#### [CHALLENGE]
Using the records below, give the number of lines where the word "this" appears, with no further output.
=== RECORDS FOR PROCESSING ===
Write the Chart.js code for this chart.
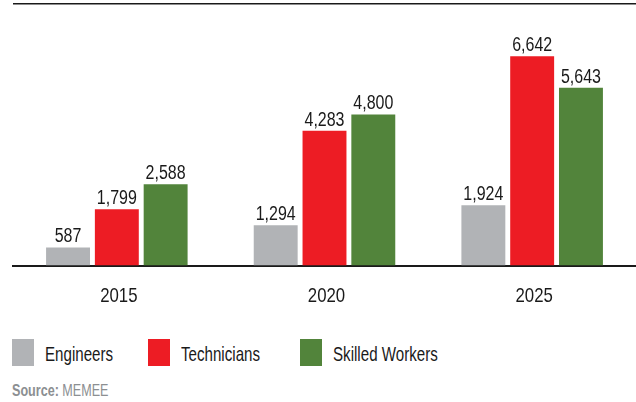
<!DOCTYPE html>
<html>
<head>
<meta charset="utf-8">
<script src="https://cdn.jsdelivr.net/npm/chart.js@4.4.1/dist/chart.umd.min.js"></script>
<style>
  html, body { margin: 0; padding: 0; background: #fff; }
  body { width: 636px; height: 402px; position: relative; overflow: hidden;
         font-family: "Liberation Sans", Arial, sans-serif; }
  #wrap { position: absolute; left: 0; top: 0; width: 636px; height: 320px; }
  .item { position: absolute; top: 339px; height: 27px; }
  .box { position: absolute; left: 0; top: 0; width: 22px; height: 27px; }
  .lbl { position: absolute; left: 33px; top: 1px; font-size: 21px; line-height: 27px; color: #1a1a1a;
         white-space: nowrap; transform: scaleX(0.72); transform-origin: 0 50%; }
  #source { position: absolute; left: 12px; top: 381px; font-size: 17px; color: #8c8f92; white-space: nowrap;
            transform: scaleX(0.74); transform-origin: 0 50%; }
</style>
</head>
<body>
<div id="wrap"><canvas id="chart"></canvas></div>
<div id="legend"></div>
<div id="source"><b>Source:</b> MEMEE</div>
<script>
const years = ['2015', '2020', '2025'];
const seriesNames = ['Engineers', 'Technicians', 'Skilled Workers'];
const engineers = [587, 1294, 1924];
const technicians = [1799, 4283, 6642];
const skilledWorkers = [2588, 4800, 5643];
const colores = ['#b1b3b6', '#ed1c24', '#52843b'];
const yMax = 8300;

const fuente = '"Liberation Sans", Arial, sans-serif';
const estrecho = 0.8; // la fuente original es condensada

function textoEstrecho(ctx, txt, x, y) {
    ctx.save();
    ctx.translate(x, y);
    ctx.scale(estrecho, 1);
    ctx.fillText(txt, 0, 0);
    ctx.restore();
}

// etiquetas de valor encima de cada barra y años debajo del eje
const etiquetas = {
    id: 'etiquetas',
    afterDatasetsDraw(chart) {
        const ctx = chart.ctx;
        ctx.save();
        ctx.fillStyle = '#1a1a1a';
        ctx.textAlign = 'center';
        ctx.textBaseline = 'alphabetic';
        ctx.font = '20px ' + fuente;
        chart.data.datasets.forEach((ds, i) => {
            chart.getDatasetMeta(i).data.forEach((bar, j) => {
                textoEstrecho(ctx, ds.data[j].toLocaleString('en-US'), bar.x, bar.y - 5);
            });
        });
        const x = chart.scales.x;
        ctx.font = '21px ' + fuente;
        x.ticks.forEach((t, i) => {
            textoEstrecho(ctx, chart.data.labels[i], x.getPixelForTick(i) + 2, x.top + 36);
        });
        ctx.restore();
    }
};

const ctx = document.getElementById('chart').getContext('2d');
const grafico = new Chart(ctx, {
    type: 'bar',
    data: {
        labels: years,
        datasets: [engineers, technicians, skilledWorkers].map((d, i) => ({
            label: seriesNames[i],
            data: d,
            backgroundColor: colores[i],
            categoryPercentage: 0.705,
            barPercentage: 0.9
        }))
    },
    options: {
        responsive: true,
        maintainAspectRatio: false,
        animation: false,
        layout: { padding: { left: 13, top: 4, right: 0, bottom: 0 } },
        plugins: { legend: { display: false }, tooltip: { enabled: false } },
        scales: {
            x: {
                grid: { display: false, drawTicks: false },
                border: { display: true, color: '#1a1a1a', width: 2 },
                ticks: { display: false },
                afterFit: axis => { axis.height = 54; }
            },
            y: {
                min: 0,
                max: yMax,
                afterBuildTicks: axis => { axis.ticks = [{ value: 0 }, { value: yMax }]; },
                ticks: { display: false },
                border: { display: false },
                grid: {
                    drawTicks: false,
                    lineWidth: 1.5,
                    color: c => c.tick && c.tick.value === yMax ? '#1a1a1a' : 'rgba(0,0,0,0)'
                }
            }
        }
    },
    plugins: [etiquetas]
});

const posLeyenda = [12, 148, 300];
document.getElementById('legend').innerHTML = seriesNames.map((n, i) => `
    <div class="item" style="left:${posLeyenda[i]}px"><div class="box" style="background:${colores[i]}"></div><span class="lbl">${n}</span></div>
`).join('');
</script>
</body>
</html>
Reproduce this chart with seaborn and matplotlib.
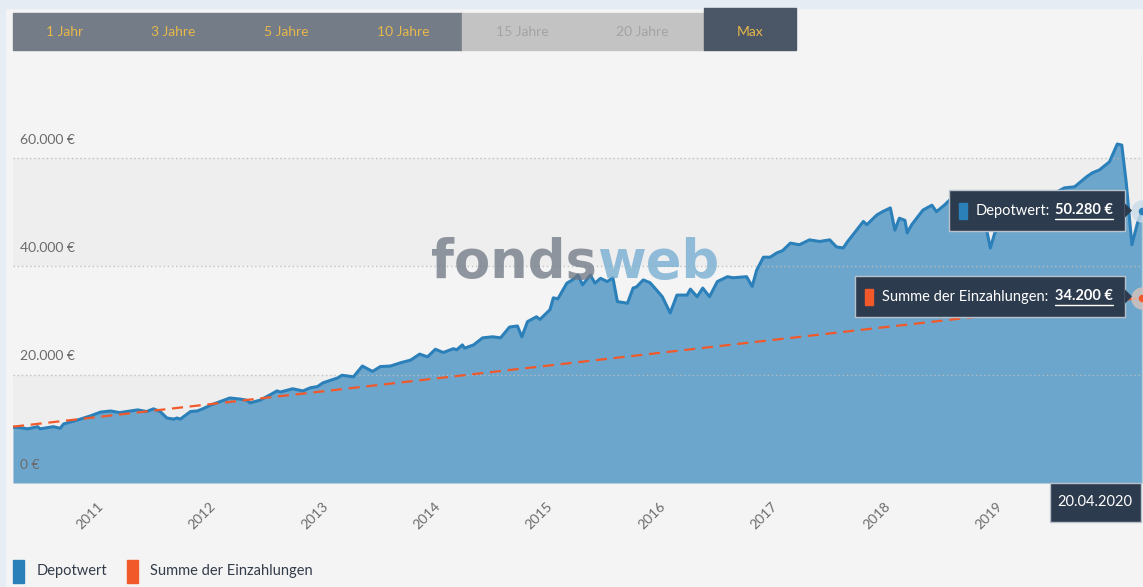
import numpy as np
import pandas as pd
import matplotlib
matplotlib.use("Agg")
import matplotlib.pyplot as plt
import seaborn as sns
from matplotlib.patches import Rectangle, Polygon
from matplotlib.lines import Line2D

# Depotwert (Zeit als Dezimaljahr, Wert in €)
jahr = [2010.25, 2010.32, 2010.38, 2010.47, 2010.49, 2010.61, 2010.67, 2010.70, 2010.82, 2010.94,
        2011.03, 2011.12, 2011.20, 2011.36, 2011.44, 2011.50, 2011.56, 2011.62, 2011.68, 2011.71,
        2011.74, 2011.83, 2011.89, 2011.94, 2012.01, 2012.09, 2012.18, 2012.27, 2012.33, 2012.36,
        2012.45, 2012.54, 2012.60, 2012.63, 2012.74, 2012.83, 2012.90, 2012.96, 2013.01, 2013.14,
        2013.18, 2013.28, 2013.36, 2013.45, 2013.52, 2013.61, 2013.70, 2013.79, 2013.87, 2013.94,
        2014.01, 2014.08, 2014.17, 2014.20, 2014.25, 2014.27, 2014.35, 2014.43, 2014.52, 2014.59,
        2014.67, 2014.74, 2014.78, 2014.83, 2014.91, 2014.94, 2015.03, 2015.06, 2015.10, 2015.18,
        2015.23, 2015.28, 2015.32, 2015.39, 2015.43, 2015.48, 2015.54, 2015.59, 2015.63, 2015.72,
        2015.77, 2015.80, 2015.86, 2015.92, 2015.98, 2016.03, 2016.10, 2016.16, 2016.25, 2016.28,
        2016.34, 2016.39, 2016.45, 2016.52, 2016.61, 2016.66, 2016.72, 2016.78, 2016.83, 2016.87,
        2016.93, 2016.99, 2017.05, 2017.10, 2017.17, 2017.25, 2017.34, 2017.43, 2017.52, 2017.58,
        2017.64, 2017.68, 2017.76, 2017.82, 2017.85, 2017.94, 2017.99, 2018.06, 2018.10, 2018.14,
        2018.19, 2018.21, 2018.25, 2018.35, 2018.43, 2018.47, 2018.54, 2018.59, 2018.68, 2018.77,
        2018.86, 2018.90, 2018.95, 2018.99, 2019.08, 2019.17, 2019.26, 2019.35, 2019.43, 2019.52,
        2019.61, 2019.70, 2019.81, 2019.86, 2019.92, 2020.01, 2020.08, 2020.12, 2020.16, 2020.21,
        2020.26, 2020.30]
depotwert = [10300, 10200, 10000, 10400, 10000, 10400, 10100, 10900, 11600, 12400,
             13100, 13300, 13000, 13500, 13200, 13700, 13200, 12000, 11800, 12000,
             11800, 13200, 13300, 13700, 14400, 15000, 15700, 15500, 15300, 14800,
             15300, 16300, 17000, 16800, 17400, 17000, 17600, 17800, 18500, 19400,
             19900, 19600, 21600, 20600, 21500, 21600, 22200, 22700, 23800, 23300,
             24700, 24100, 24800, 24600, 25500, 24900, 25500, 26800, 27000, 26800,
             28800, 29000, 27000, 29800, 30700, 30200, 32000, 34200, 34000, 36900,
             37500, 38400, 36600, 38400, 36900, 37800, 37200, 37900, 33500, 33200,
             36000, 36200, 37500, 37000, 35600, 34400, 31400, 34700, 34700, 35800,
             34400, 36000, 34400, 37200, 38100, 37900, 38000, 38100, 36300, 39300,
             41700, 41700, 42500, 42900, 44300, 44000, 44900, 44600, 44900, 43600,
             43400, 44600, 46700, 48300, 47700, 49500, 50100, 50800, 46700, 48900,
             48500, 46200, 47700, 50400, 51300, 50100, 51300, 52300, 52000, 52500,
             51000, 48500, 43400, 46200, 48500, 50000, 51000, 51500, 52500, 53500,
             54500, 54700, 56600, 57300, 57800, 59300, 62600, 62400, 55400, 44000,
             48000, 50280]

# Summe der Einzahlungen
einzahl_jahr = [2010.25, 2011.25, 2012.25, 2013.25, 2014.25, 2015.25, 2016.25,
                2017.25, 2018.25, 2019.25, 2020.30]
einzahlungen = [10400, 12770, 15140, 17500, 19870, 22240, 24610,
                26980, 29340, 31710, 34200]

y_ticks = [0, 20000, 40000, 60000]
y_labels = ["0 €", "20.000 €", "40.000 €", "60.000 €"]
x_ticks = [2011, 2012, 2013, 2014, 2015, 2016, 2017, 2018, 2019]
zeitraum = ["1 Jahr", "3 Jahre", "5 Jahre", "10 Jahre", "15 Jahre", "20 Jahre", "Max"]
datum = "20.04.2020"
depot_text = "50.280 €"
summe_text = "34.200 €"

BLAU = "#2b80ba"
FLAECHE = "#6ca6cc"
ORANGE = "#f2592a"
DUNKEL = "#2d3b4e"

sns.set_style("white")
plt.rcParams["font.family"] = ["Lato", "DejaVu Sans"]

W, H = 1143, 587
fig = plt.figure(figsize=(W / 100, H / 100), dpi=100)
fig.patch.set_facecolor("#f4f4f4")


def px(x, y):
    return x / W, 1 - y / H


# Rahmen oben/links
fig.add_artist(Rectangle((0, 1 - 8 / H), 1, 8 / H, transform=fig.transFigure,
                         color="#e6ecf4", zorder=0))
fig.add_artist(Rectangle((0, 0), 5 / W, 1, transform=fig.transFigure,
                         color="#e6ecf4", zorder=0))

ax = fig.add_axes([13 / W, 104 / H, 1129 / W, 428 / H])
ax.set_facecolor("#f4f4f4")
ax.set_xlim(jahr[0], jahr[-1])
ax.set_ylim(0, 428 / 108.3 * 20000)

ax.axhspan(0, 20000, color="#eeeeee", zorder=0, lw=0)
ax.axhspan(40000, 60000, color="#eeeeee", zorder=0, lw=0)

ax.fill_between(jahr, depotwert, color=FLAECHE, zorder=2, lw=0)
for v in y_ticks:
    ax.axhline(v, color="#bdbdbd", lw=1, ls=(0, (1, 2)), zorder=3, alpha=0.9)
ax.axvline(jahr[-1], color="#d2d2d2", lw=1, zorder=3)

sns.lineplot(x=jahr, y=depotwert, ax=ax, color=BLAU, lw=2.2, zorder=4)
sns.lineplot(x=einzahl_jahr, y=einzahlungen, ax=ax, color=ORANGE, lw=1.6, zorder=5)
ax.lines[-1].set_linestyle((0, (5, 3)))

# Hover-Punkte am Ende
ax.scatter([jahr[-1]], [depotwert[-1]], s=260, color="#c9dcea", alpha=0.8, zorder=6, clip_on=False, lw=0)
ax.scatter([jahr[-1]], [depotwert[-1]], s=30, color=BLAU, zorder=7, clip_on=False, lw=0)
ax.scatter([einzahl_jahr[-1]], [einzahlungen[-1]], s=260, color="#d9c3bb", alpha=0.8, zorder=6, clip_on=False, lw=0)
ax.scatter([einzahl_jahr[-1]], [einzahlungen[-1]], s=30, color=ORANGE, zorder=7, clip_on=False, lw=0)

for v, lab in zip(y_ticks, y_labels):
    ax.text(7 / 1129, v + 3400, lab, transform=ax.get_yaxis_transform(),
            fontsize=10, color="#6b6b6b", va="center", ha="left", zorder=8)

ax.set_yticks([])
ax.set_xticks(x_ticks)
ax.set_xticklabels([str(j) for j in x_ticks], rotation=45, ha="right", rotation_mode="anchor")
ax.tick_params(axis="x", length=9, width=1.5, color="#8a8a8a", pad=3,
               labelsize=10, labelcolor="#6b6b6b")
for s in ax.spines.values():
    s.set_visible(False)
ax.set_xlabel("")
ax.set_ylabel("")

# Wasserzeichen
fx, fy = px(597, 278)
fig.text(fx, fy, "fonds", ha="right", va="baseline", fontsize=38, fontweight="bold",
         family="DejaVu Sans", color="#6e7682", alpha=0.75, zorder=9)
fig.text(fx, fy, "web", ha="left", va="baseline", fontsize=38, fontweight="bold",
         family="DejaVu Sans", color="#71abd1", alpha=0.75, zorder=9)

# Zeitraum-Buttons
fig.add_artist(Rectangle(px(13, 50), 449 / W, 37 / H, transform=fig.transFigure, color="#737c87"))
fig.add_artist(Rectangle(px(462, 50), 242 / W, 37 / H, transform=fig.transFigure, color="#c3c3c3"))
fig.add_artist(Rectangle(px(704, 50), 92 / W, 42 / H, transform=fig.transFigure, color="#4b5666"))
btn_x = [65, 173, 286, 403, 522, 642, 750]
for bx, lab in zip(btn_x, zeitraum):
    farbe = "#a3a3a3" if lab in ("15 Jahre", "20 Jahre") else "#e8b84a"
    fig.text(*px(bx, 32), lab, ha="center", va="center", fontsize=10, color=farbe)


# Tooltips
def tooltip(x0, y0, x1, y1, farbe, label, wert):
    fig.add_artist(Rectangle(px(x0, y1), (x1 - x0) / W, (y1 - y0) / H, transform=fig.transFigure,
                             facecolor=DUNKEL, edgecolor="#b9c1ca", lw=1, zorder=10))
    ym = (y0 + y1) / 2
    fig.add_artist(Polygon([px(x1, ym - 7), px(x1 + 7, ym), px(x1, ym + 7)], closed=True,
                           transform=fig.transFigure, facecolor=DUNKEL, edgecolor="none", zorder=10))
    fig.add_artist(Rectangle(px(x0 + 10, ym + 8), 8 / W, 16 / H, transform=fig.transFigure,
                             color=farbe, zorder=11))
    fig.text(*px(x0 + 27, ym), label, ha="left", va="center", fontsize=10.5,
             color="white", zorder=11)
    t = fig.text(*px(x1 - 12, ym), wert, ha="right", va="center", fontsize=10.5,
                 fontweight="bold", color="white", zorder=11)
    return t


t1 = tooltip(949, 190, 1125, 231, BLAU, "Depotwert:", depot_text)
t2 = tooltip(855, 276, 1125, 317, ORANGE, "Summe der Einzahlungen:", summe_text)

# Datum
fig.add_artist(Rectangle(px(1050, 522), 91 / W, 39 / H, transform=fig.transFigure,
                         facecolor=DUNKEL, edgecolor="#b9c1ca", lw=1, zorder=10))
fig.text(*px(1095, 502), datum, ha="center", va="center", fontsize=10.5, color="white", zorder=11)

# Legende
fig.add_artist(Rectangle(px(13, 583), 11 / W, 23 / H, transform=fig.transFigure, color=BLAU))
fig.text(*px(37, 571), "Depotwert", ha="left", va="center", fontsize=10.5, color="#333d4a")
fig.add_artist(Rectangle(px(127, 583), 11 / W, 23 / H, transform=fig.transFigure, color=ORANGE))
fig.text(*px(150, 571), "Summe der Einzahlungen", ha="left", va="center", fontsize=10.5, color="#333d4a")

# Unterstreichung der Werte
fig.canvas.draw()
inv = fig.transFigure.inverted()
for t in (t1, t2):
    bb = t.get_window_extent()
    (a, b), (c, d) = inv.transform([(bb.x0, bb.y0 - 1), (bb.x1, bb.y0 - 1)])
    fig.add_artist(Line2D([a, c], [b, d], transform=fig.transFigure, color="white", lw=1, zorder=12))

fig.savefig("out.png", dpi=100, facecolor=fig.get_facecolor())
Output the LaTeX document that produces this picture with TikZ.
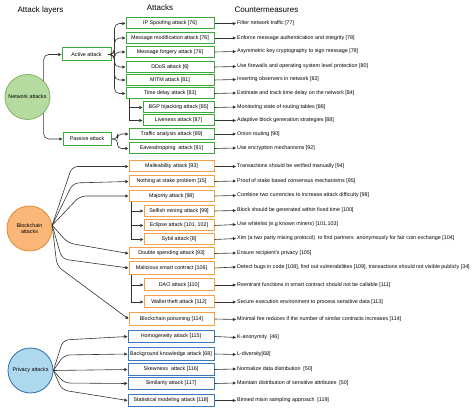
===
#### [CORRECT ANSWER]
3